Hello again! This is the second review from Itchy Water.
This review is intended to be a positive critique of your work.
You may respectfully accept or reject any or all of the advice provided.
As I was looking through your portfolio, this title, "Feelings", caught my attention. I've read the poem several times over to get a good understanding of the mood, tone and overall meaning. I've come to the opinion (only my opinion) that the title "Feelings" doesn't fit the poem. Though the poem touches upon certain feelings, it really doesn't address the wide spectrum of feelings I was expecting. It only touches upon one feeling, hurt feelings caused by friendship. The poem is mostly about betrayal in friendships. I would consider changing or modifying the title, maybe "Hurt Feelings".
The first stanza is somewhat confusing to me and it contradicts the second stanza. The 3rd line in the first stanza says "My feelings won't change due to what is said." Then in the second stanza you start off saying "I hurt just like others do," You are painting two different pictures. The first picture is of a stone cold person who can withstand the backstabbing of a friend and their feelings don't change. The second picture is of a person who hurts at betrayal and would rather dismiss the friendship and be alone.
I suggest adding the word "I" to "would rather be alone." I'm not sure if this is a typo or not, but I believe it should read "but if dishonesty and betrayal come, I would rather be alone."
I suggest adding the word "ever" to the phrase "and if I'm wrong" so it would be "and if I'm ever wrong,". The way it is written now makes it sound like you might be wrong about having an open heart to genuine friends.
I think the rhyme in the poem adds another dimension to it.
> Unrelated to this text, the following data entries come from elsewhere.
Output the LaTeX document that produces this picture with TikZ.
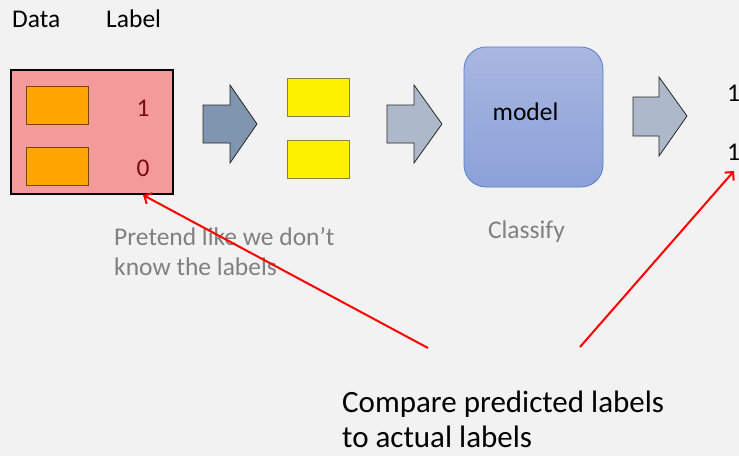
\documentclass[tikz,border=0pt]{standalone}
\usepackage{fontspec}
\setmainfont{Carlito}
\usetikzlibrary{arrows.meta}
\definecolor{bg}{HTML}{F2F2F2}
\definecolor{pinkfill}{HTML}{F59A9A}
\definecolor{orangefill}{HTML}{FFA500}
\definecolor{darkred}{HTML}{7A0A0A}
\definecolor{slatedark}{HTML}{8096B0}
\definecolor{slatelight}{HTML}{ADB9CA}
\definecolor{modeltop}{HTML}{A9B7E0}
\definecolor{modelbot}{HTML}{8BA1D8}
\definecolor{modelline}{HTML}{5B7FCB}
\definecolor{greytext}{HTML}{808080}
\tikzset{
  txt/.style={inner sep=0pt, anchor=base west, font=\fontsize{25.5}{30}\selectfont},
  graytxt/.style={txt, text=greytext},
  bigtxt/.style={txt, font=\fontsize{31}{35}\selectfont},
  smallbox/.style={draw=#1!45!black, line width=0.8pt, minimum width=62pt, minimum height=38pt, inner sep=0pt},
  blockarrow/.style={draw=black!85, line width=0.8pt, fill=#1},
  redarrow/.style={draw=red, line width=2pt, -{Straight Barb[length=6pt,width=12pt,line width=2pt]}},
}
\begin{document}
\begin{tikzpicture}[x=1pt,y=-1pt]
  \fill[bg] (0,0) rectangle (739,456);
  \useasboundingbox (0,0) rectangle (739,456);

  % column headings
  \node[txt] (hdata) at (12,27.5) {Data};
  \node[txt] (hlabel) at (106,27.5) {Label};

  % labelled data
  \node[draw=black, line width=1.8pt, fill=pinkfill, minimum width=162pt, minimum height=124pt, inner sep=0pt] (data) at (92,132) {};
  \node[smallbox=orangefill, fill=orangefill] (d1) at (57,105) {};
  \node[smallbox=orangefill, fill=orangefill] (d2) at (57,166) {};
  \node[txt, anchor=base, text=darkred] (l1) at (143,116) {1};
  \node[txt, anchor=base, text=darkred] (l0) at (143,176) {0};

  % first block arrow
  \draw[blockarrow=slatedark] (203,105) -- (230,105) -- (230,85) -- (257,124) -- (230,163) -- (230,143) -- (203,143) -- cycle;

  % unlabelled data
  \node[smallbox=yellow, fill=yellow] (u1) at (318,97.5) {};
  \node[smallbox=yellow, fill=yellow] (u2) at (318,159) {};

  % second block arrow
  \draw[blockarrow=slatelight] (387,105) -- (414,105) -- (414,85) -- (442,124) -- (414,163) -- (414,143) -- (387,143) -- cycle;

  % model
  \node[draw=modelline, line width=0.8pt, rounded corners=22pt, top color=modeltop, bottom color=modelbot, minimum width=139pt, minimum height=140pt, inner sep=0pt] (model) at (533.5,117) {};
  \node[txt, anchor=base] (mtext) at (525.5,120) {model};
  \node[graytxt, anchor=base] (classify) at (526.5,238) {Classify};

  % third block arrow
  \draw[blockarrow=slatelight] (633,97) -- (659,97) -- (659,77) -- (687,116) -- (659,156) -- (659,136) -- (633,136) -- cycle;

  % predicted labels
  \node[txt] (p1) at (727,101) {1};
  \node[txt] (p2) at (727,160) {1};

  % captions
  \node[graytxt] (pretend1) at (114,245) {Pretend like we don't};
  \node[graytxt] (pretend2) at (114,275) {know the labels};
  \node[bigtxt] (compare1) at (342,412) {Compare predicted labels};
  \node[bigtxt] (compare2) at (342,447) {to actual labels};

  % comparison arrows
  \coordinate (c1) at (428,348);
  \coordinate (c2) at (580,347);
  \coordinate (t1) at (143,195);
  \coordinate (t2) at (734,171);
  \draw[redarrow] (c1) -- (t1);
  \draw[redarrow] (c2) -- (t2);
\end{tikzpicture}
\end{document}
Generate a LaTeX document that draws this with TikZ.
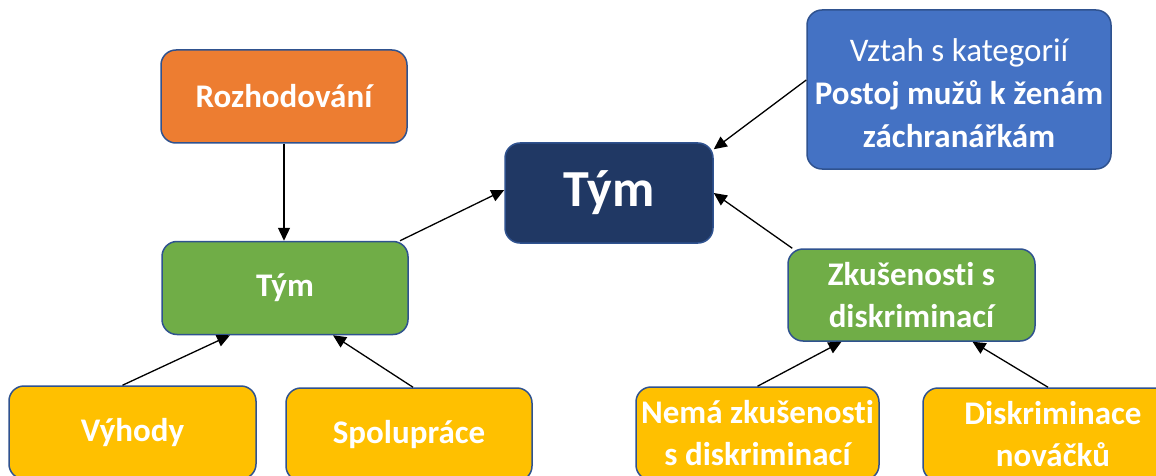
\documentclass[tikz,border=0pt]{standalone}
\usepackage{fontspec}
\setmainfont{Carlito}[Ligatures=NoCommon]
\usetikzlibrary{arrows.meta,calc}
\definecolor{cOrange}{HTML}{ED7D31}
\definecolor{cGreen}{HTML}{70AD47}
\definecolor{cDark}{HTML}{203864}
\definecolor{cBlue}{HTML}{4472C4}
\definecolor{cYellow}{HTML}{FFC000}
\definecolor{cEdge}{HTML}{2F528F}
\tikzset{
  boxbase/.style={draw=cEdge, line width=1.5pt, rounded corners=15pt, inner sep=0pt,
    text=white, align=center, font=\bfseries\fontsize{33}{42}\selectfont},
  orangebox/.style={boxbase, fill=cOrange},
  greenbox/.style={boxbase, fill=cGreen},
  yellowbox/.style={boxbase, fill=cYellow},
  darkbox/.style={boxbase, fill=cDark, font=\bfseries\fontsize{52}{60}\selectfont},
  bluebox/.style={boxbase, fill=cBlue, font=\fontsize{33}{43}\selectfont},
  arr/.style={draw=black, line width=1.3pt, -{Triangle[length=13pt,width=12pt]}},
}
\begin{document}
\begin{tikzpicture}[x=1pt,y=-1pt]
\useasboundingbox (0,0) rectangle (1156,476);
\clip (0,0) rectangle (1156,476);
\node[orangebox, minimum width=246pt, minimum height=93pt] (roz) at (284,96.5) {Rozhodování};
\node[greenbox, minimum width=246pt, minimum height=93pt] (tymL) at (285,288) {Tým};
\node[darkbox, minimum width=208pt, minimum height=100pt] (tym) at (609,193) {Tým};
\node[bluebox, minimum width=304pt, minimum height=159pt] (vztah) at (959,89.5) {};
\node[text=white, align=center, inner sep=0pt, font=\fontsize{33}{43}\selectfont] (vztahtext) at (959,93) {Vztah s kategorií\\\textbf{Postoj mužů k ženám}\\\textbf{záchranářkám}};
\node[greenbox, minimum width=247pt, minimum height=92pt] (zk) at (911.5,295) {Zkušenosti s\\diskriminací};
\node[yellowbox, minimum width=247pt, minimum height=93pt] (vyh) at (132.5,432.5) {Výhody};
\node[yellowbox, minimum width=246pt, minimum height=93pt] (spol) at (409,434.5) {Spolupráce};
\node[yellowbox, minimum width=243pt, minimum height=93pt] (nema) at (757.5,433.5) {Nemá zkušenosti\\s diskriminací};
\node[yellowbox, minimum width=260pt, minimum height=93pt] (disk) at (1053,434.5) {Diskriminace\\nováčků};
\draw[arr] (roz.south) -- (roz.south |- tymL.north);
\draw[arr] ([xshift=115pt]tymL.north) -- ([yshift=3pt]tym.west);
\draw[arr] ([yshift=9.5pt]vztah.west) -- ([yshift=-7pt]tym.north east);
\draw[arr] ([xshift=5pt]zk.north west) -- (tym.east);
\draw[arr] ([xshift=-10pt]vyh.north) -- ([xshift=-55pt]tymL.south);
\draw[arr] ([xshift=4pt]spol.north) -- ([xshift=48pt]tymL.south);
\draw[arr] (nema.north) -- ([xshift=-70pt]zk.south);
\draw[arr] ([xshift=-5pt]disk.north) -- ([xshift=61pt]zk.south);
\end{tikzpicture}
\end{document}
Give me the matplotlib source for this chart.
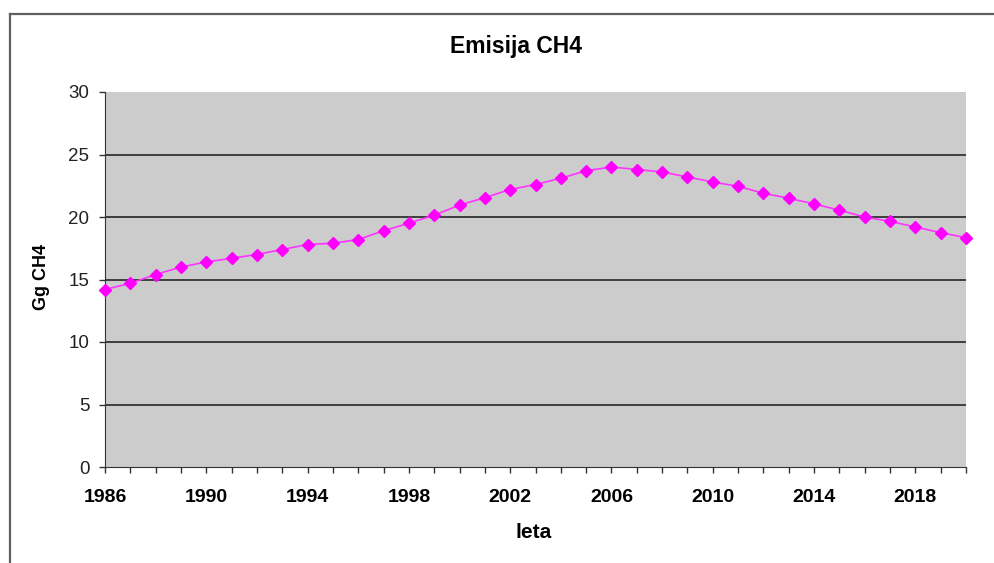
import matplotlib
matplotlib.use("Agg")
import matplotlib.pyplot as plt
from matplotlib.lines import Line2D
from matplotlib.ticker import MultipleLocator

years = list(range(1986, 2021))
emissions = [14.2, 14.7, 15.4, 16.0, 16.4, 16.7, 17.0, 17.4, 17.8, 17.9,
             18.2, 18.9, 19.5, 20.15, 20.95, 21.55, 22.2, 22.6, 23.1, 23.7,
             24.0, 23.8, 23.6, 23.2, 22.8, 22.45, 21.9, 21.5, 21.05, 20.55,
             20.0, 19.65, 19.2, 18.75, 18.35]
x_labels = [1986, 1990, 1994, 1998, 2002, 2006, 2010, 2014, 2018]
y_ticks = [0, 5, 10, 15, 20, 25, 30]

plt.rcParams['font.family'] = ['Liberation Sans', 'DejaVu Sans']

W, H = 995, 563
fig = plt.figure(figsize=(W/100, H/100), dpi=100)
fig.patch.set_facecolor('white')
ax = fig.add_axes([105/W, 1-467/H, (966-105)/W, (467-92)/H])
ax.set_facecolor('#CCCCCC')

ax.plot(years, emissions, color='#FF33FF', lw=1.2, marker='D', ms=5.8,
        markerfacecolor='#FF00FF', markeredgecolor='#FF00FF', zorder=3, clip_on=False)

ax.set_xlim(1986, 2020)
ax.set_ylim(0, 30)
ax.set_yticks(y_ticks)
ax.set_xticks(x_labels)
ax.set_xticklabels([str(v) for v in x_labels], fontweight='bold', fontsize=14)
ax.xaxis.set_minor_locator(MultipleLocator(1))
ax.tick_params(axis='x', which='major', direction='out', length=4.3, width=1,
               color='#333333', pad=11.5)
ax.tick_params(axis='x', which='minor', direction='out', length=4.3, width=1,
               color='#333333')
ax.tick_params(axis='y', direction='out', length=4.3, width=1, labelsize=13.5,
               pad=7, color='#333333', labelcolor='#222222')

for v in y_ticks[1:-1]:
    ax.axhline(v, color='#333333', lw=1.3, zorder=1)

for s in ['top', 'right']:
    ax.spines[s].set_visible(False)
ax.spines['left'].set_color('#333333')
ax.spines['bottom'].set_color('#333333')

fig.text(516/W, 1-46.5/H, 'Emisija CH4', fontweight='bold', fontsize=16.5,
         ha='center', va='center')
fig.text(534/W, 1-533/H, 'leta', fontweight='bold', fontsize=15,
         ha='center', va='center')
fig.text(42/W, 1-277/H, 'Gg CH4', fontweight='bold', fontsize=13,
         ha='center', va='center', rotation=90)

fig.add_artist(Line2D([9.5/W, 1], [1-14/H, 1-14/H], color='#606060', lw=1.6,
                      transform=fig.transFigure))
fig.add_artist(Line2D([9.5/W, 9.5/W], [0, 1-14/H], color='#606060', lw=1.6,
                      transform=fig.transFigure))

fig.savefig('out.png', dpi=100)
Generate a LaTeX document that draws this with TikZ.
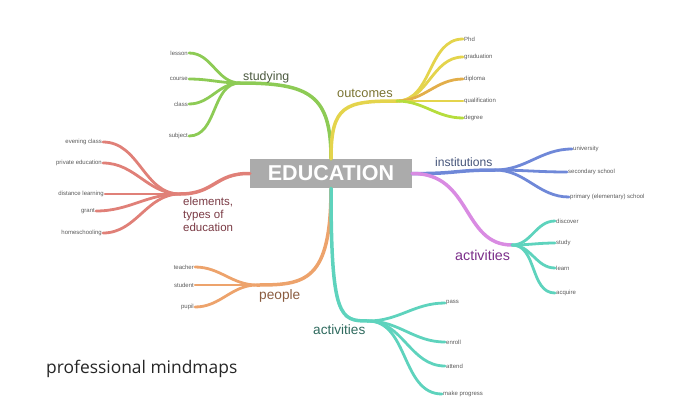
\documentclass[tikz,border=0pt]{standalone}
\usepackage{fontspec}
\setmainfont{Liberation Sans}
\newfontfamily\brandfont{Open Sans}
\usepackage{tikz}
\usetikzlibrary{positioning}

\definecolor{edugray}{HTML}{ABABAB}
\definecolor{leafgray}{HTML}{5A5A5A}
\definecolor{studygreen}{HTML}{8DCB55}
\definecolor{outyellow}{HTML}{E4D44C}
\definecolor{outorange}{HTML}{E2AE4A}
\definecolor{instblue}{HTML}{6F88D8}
\definecolor{actpurple}{HTML}{D98BE2}
\definecolor{elemred}{HTML}{E08078}
\definecolor{peopleorange}{HTML}{EDA36C}
\definecolor{actteal}{HTML}{5ED3BD}
\definecolor{studytext}{HTML}{4C5A40}
\definecolor{outtext}{HTML}{7A7432}
\definecolor{insttext}{HTML}{46557A}
\definecolor{purpletext}{HTML}{7B2E8A}
\definecolor{elemtext}{HTML}{7A3A44}
\definecolor{peopletext}{HTML}{8A5C40}
\definecolor{tealtext}{HTML}{2F6A5E}

\tikzset{
	branch/.style={line width=3.5pt, line cap=round},
	twig/.style={line width=2.8pt, line cap=round},
	leafR/.style={anchor=west, inner sep=1pt, text=leafgray,
		font=\fontsize{6}{7}\selectfont},
	leafL/.style={anchor=east, inner sep=1pt, text=leafgray,
		font=\fontsize{6}{7}\selectfont},
	topic/.style={anchor=west, inner sep=0pt}
}

\begin{document}
\begin{tikzpicture}[x=1pt,y=-1pt]
			\useasboundingbox (0,0) rectangle (680,408);

			% Education
			\node [fill=edugray,
				minimum width=162pt,
				minimum height=29pt,
				text=white,
				font=\bfseries\fontsize{21.5}{24}\selectfont
				] (edu) at (331,173.5) {EDUCATION};

			% Hubs
			\coordinate (sh) at (240,83);
			\coordinate (oh) at (397,101);
			\coordinate (ih) at (495,170);
			\coordinate (ah) at (512,245);
			\coordinate (eh) at (180,194);
			\coordinate (ph) at (257,285);
			\coordinate (th) at (368,321);

			% Branches
			\draw[branch,studygreen] (edu.north) .. controls (331,95) and (310,83) .. (sh);
			\draw[branch,outyellow] (edu.north) .. controls (331,105) and (345,101) .. (oh);
			\draw[branch,instblue] (edu.east) .. controls (455,174) and (455,170) .. (ih);
			\draw[branch,actpurple] (edu.east) .. controls (472,173) and (462,245) .. (ah);
			\draw[branch,elemred] (edu.west) .. controls (215,173) and (215,194) .. (eh);
			\draw[branch,peopleorange] (edu.south) .. controls (331,282) and (305,285) .. (ph);
			\draw[branch,actteal] (edu.south) .. controls (331,318) and (340,321) .. (th);

			% Studying
			\node [topic,
				text=studytext,
				font=\fontsize{12.4}{14}\selectfont
				] (studying) at (243,77) {studying};
			\node [leafL] (lesson) at (189,53) {lesson};
			\node [leafL] (course) at (189,79) {course};
			\node [leafL] (class) at (189,104) {class};
			\node [leafL] (subject) at (189,136) {subject};
			\foreach \n in {lesson,course,class,subject}
				\draw[twig,studygreen] (sh) to[out=180,in=0] (\n.east);

			% Outcomes
			\node [topic,
				text=outtext,
				font=\fontsize{12.8}{14}\selectfont
				] (outcomes) at (337,93) {outcomes};
			\node [leafR] (phd) at (463,39) {Phd};
			\node [leafR] (graduation) at (463,57) {graduation};
			\node [leafR] (diploma) at (463,79) {diploma};
			\node [leafR] (qualification) at (463,101) {qualification};
			\node [leafR] (degree) at (463,118) {degree};
			\draw[twig,outyellow] (oh) to[out=0,in=180] (phd.west);
			\draw[twig,outyellow] (oh) to[out=0,in=180] (graduation.west);
			\draw[twig,outorange] (oh) to[out=0,in=180] (diploma.west);
			\draw[twig,outyellow] (oh) to[out=0,in=180] (qualification.west);
			\draw[twig,outyellow!80!green] (oh) to[out=0,in=180] (degree.west);

			% Institutions
			\node [topic,
				text=insttext,
				font=\fontsize{12.1}{14}\selectfont
				] (institutions) at (435,162) {institutions};
			\node [leafR] (university) at (572,149) {university};
			\node [leafR] (secondary) at (567,172) {secondary school};
			\node [leafR] (primary) at (569,197) {primary (elementary) school};
			\foreach \n in {university,secondary,primary}
				\draw[twig,instblue] (ih) to[out=0,in=180] (\n.west);

			% Activities (right)
			\node [topic,
				text=purpletext,
				font=\fontsize{14.3}{16}\selectfont
				] (actright) at (455,255) {activities};
			\node [leafR] (discover) at (555,221) {discover};
			\node [leafR] (study) at (555,243) {study};
			\node [leafR] (learn) at (555,268) {learn};
			\node [leafR] (acquire) at (555,293) {acquire};
			\foreach \n in {discover,study,learn,acquire}
				\draw[twig,actteal] (ah) to[out=0,in=180] (\n.west);

			% Elements, types of education
			\node [anchor=north west,
				inner sep=0pt,
				align=left,
				text=elemtext,
				font=\fontsize{11.5}{13}\selectfont
				] (elements) at (183,197) {elements,\\types of\\education};
			\node [leafL] (evening) at (103,142) {evening class};
			\node [leafL] (private) at (103,163) {private education};
			\node [leafL] (distance) at (105,194) {distance learning};
			\node [leafL] (grant) at (96,211) {grant};
			\node [leafL] (homeschool) at (103,233) {homeschooling};
			\foreach \n in {evening,private,distance,grant,homeschool}
				\draw[twig,elemred] (eh) to[out=180,in=0] (\n.east);

			% People
			\node [topic,
				text=peopletext,
				font=\fontsize{13.7}{16}\selectfont
				] (people) at (259,296) {people};
			\node [leafL] (teacher) at (195,267) {teacher};
			\node [leafL] (student) at (195,285) {student};
			\node [leafL] (pupil) at (195,307) {pupil};
			\foreach \n in {teacher,student,pupil}
				\draw[twig,peopleorange] (ph) to[out=180,in=0] (\n.east);

			% Activities (bottom)
			\node [topic,
				text=tealtext,
				font=\fontsize{13.6}{16}\selectfont
				] (actbottom) at (313,330) {activities};
			\node [leafR] (pass) at (445,303) {pass};
			\node [leafR] (enroll) at (445,342) {enroll};
			\node [leafR] (attend) at (445,366) {attend};
			\node [leafR] (progress) at (442,394) {make progress};
			\foreach \n in {pass,enroll,attend,progress}
				\draw[twig,actteal] (th) to[out=0,in=180] (\n.west);

			% Brand
			\node [anchor=west,
				inner sep=0pt,
				text=black!85,
				font=\brandfont\fontsize{17.4}{20}\selectfont
				] (brand) at (46,369) {professional mindmaps};

		\end{tikzpicture}
\end{document}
The rhymes are not perfect rhymes but they work. However, there are two words that do not rhyme at all and they are "anyone" and "gone".
I think the verse "You may wonder why I'm writing this piece" significantly takes away from your poem. I would strongly consider rewriting something else for this verse. There are so many words that rhyme with disease that are applicable to friendship and trust, words like: please, displease, appease, worries, trusties, stories, softies, tease, rubies, sissies, pansies, follies, dummies, duties, floozies, cooties, agrees, boundaries....and so many more.
Overall, I really enjoyed reading this poem, but my opinion is, it needs a little editing. "lack of trust is a disease" is quite a statement to end the poem on. I don't think the poem proved that statement. I think the flow is good but the the tone is off by the contradicting statements. Perhaps I am just reading it in the wrong frame of mind. But I come to you simply as a reader, someone with opinions and so I have spilled out all my thoughts and hope that some of my comments have been helpful.
I truly enjoyed reading your poem. I hope my comments and suggestions are helpful. Each suggestion is provided in the spirit of encouragement. May you decide what is best for your work.